The Questioneer was a softer form of teasing. He came only on those nights when, due to a guest lodging in my room or perhaps because I had been scared by some other source, I would be sleeping in the second twin bed in David’s room. We would we chatter a bit, my brother and I, often hushed by my parents (or my grandparents if they were the guests next door) until the peace and the silence would settle. In the faint half-doze of those midnight hours, a hollow disembodied voice would gently sing its welcome. “Keith,” it would intone. “This is the Questioneer.”

The voice would ask questions, of course – a light quiz which would range on everything from Ancient Egypt to current comic books. It thrilled when I got the answer right and coaxed when I was stumped until the correct answer would come. And then, with barely a whisper or a farewell it would be gone, and my brother would sit up in his bed and ask, “Did you hear something?”

I lived in a house that was always a knowledge test. At dinner, my father was constantly playing “Who Was…?” My brother would test me during waking hours to make sure I had read the latest book he had recommended or researched the latest topic. Somehow, of all these interrogations, the Questioneer’s were the most gentle and welcome. Although his questions were always tough he never seemed condescending or even challenging, as if he were only soothing my busy young mind with the balm of knowledge.

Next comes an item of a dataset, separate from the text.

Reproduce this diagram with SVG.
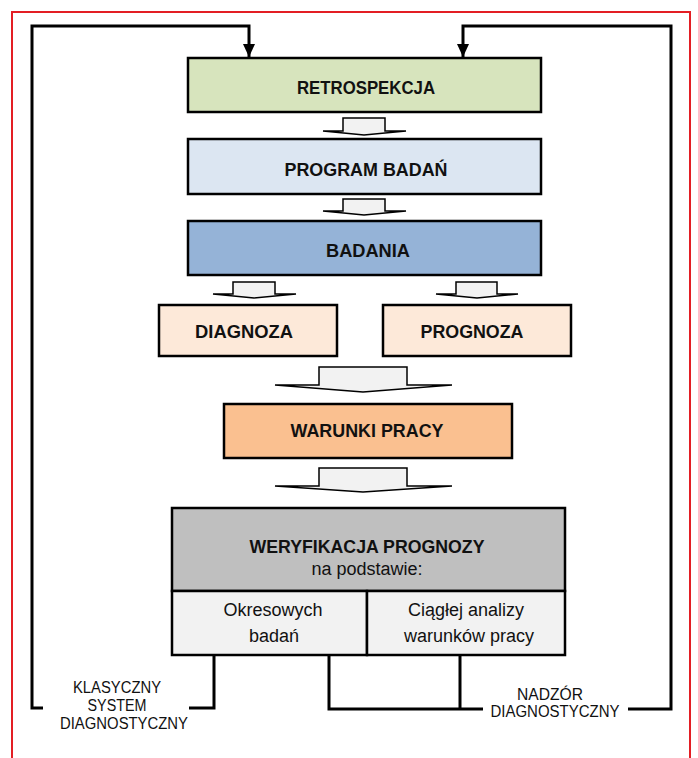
<svg xmlns="http://www.w3.org/2000/svg" width="698" height="758" viewBox="0 0 698 758">
<style>
.box{stroke:#000;stroke-width:2.5}
.t{font-family:"Liberation Sans",Arial,sans-serif;font-size:18px;font-weight:bold;text-anchor:middle;fill:#111}
.r{font-family:"Liberation Sans",Arial,sans-serif;font-size:18px;text-anchor:middle;fill:#111}
.s{font-family:"Liberation Sans",Arial,sans-serif;font-size:16px;text-anchor:middle;fill:#111}
.ln{fill:none;stroke:#000;stroke-width:3}
.ar{fill:#f2f2f2;stroke:#000;stroke-width:1.5;stroke-linejoin:miter}
</style>
<defs>
<marker id="ah" markerUnits="userSpaceOnUse" markerWidth="14" markerHeight="12" viewBox="0 0 14 12" refX="13" refY="6" orient="auto">
<path d="M0,0 L13,6 L0,12 Z" fill="#000"/>
</marker>
</defs>
<rect x="12" y="12" width="678" height="760" fill="#fff" stroke="#e31e24" stroke-width="2"/>

<g id="connectors">
<polyline class="ln" points="43,708 32,708 32,26 249,26 249,57" marker-end="url(#ah)"/>
<polyline class="ln" points="628,709 671,709 671,26 463,26 463,57" marker-end="url(#ah)"/>
<polyline class="ln" points="214,655 214,708 189,708"/>
<polyline class="ln" points="329,655 329,709 483,709"/>
<line class="ln" x1="460" y1="655" x2="460" y2="709"/>
<polygon class="ar" points="343,118 385,118 385,131 406,131 364,135 323,131 343,131"/>
<polygon class="ar" points="343,199 385,199 385,211 406,211 364,215 323,211 343,211"/>
<polygon class="ar" points="233,282 275,282 275,294 296,294 254,298 213,294 233,294"/>
<polygon class="ar" points="456,282 497,282 497,294 518,294 477,298 436,294 456,294"/>
<polygon class="ar" points="319,367 407,367 407,385 452,385 363,392 275,385 319,385"/>
<polygon class="ar" points="319,468 407,468 407,486 452,486 363,492 275,486 319,486"/>
</g>

<g id="retrospekcja">
<rect class="box" x="188" y="58" width="353" height="54" fill="#d7e4bd"/>
<text class="t" x="366" y="94" textLength="138" lengthAdjust="spacingAndGlyphs">RETROSPEKCJA</text>
</g>
<g id="program">
<rect class="box" x="188" y="139" width="353" height="55" fill="#dce6f2"/>
<text class="t" x="366" y="176" textLength="163" lengthAdjust="spacingAndGlyphs">PROGRAM BADAŃ</text>
</g>
<g id="badania">
<rect class="box" x="188" y="221" width="353" height="54" fill="#95b3d7"/>
<text class="t" x="368" y="257" textLength="84" lengthAdjust="spacingAndGlyphs">BADANIA</text>
</g>
<g id="diagnoza">
<rect class="box" x="159" y="305" width="178" height="51" fill="#fde9d9"/>
<text class="t" x="244" y="338" textLength="98" lengthAdjust="spacingAndGlyphs">DIAGNOZA</text>
</g>
<g id="prognoza">
<rect class="box" x="383" y="305" width="188" height="51" fill="#fde9d9"/>
<text class="t" x="472" y="338" textLength="103" lengthAdjust="spacingAndGlyphs">PROGNOZA</text>
</g>
<g id="warunki">
<rect class="box" x="224" y="404" width="288" height="54" fill="#fac090"/>
<text class="t" x="367" y="437" textLength="153" lengthAdjust="spacingAndGlyphs">WARUNKI PRACY</text>
</g>
<g id="weryfikacja">
<rect class="box" x="172" y="508" width="393" height="83" fill="#bfbfbf"/>
<text class="t" x="367" y="553" textLength="235" lengthAdjust="spacingAndGlyphs">WERYFIKACJA PROGNOZY</text>
<text class="r" x="367" y="575">na podstawie:</text>
<rect class="box" x="172" y="591" width="195" height="64" fill="#f2f2f2"/>
<rect class="box" x="367" y="591" width="198" height="64" fill="#f2f2f2"/>
<text class="r" x="273" y="616">Okresowych</text>
<text class="r" x="274" y="642">badań</text>
<text class="r" x="466" y="616">Ciągłej analizy</text>
<text class="r" x="469" y="642">warunków pracy</text>
</g>
<g id="klasyczny">
<text class="s" x="117" y="693" textLength="88" lengthAdjust="spacingAndGlyphs">KLASYCZNY</text>
<text class="s" x="117" y="711" textLength="59" lengthAdjust="spacingAndGlyphs">SYSTEM</text>
<text class="s" x="124" y="729" textLength="128" lengthAdjust="spacingAndGlyphs">DIAGNOSTYCZNY</text>
</g>
<g id="nadzor">
<text class="s" x="550" y="700" textLength="66" lengthAdjust="spacingAndGlyphs">NADZÓR</text>
<text class="s" x="555" y="717" textLength="129" lengthAdjust="spacingAndGlyphs">DIAGNOSTYCZNY</text>
</g>
</svg>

I have no evidence that the Questioneer was my brother at all. Heaven knows, we had enough ghosts in that old house that we certainly might have harbored a quizzer. At times, I would try my best to watch my brother ad see if I could see any sign that it was he who was voicing the questions. But the darkness was always so deep, and he was always so still, even when the voice was present, that I still to this day am uncertain.

It has been years since the Questioneer has asked me a question. Sometimes, though, when I am lying in the stillness of the deep night too tired to sleep, I can just make out the high, reedy voice in the inky silence around me – a sweet silken voice with an interrogatory tone. Then I can almost hear my brother calling out, “Keith, do you hear something?”

I think that I can, David. I hope that I can.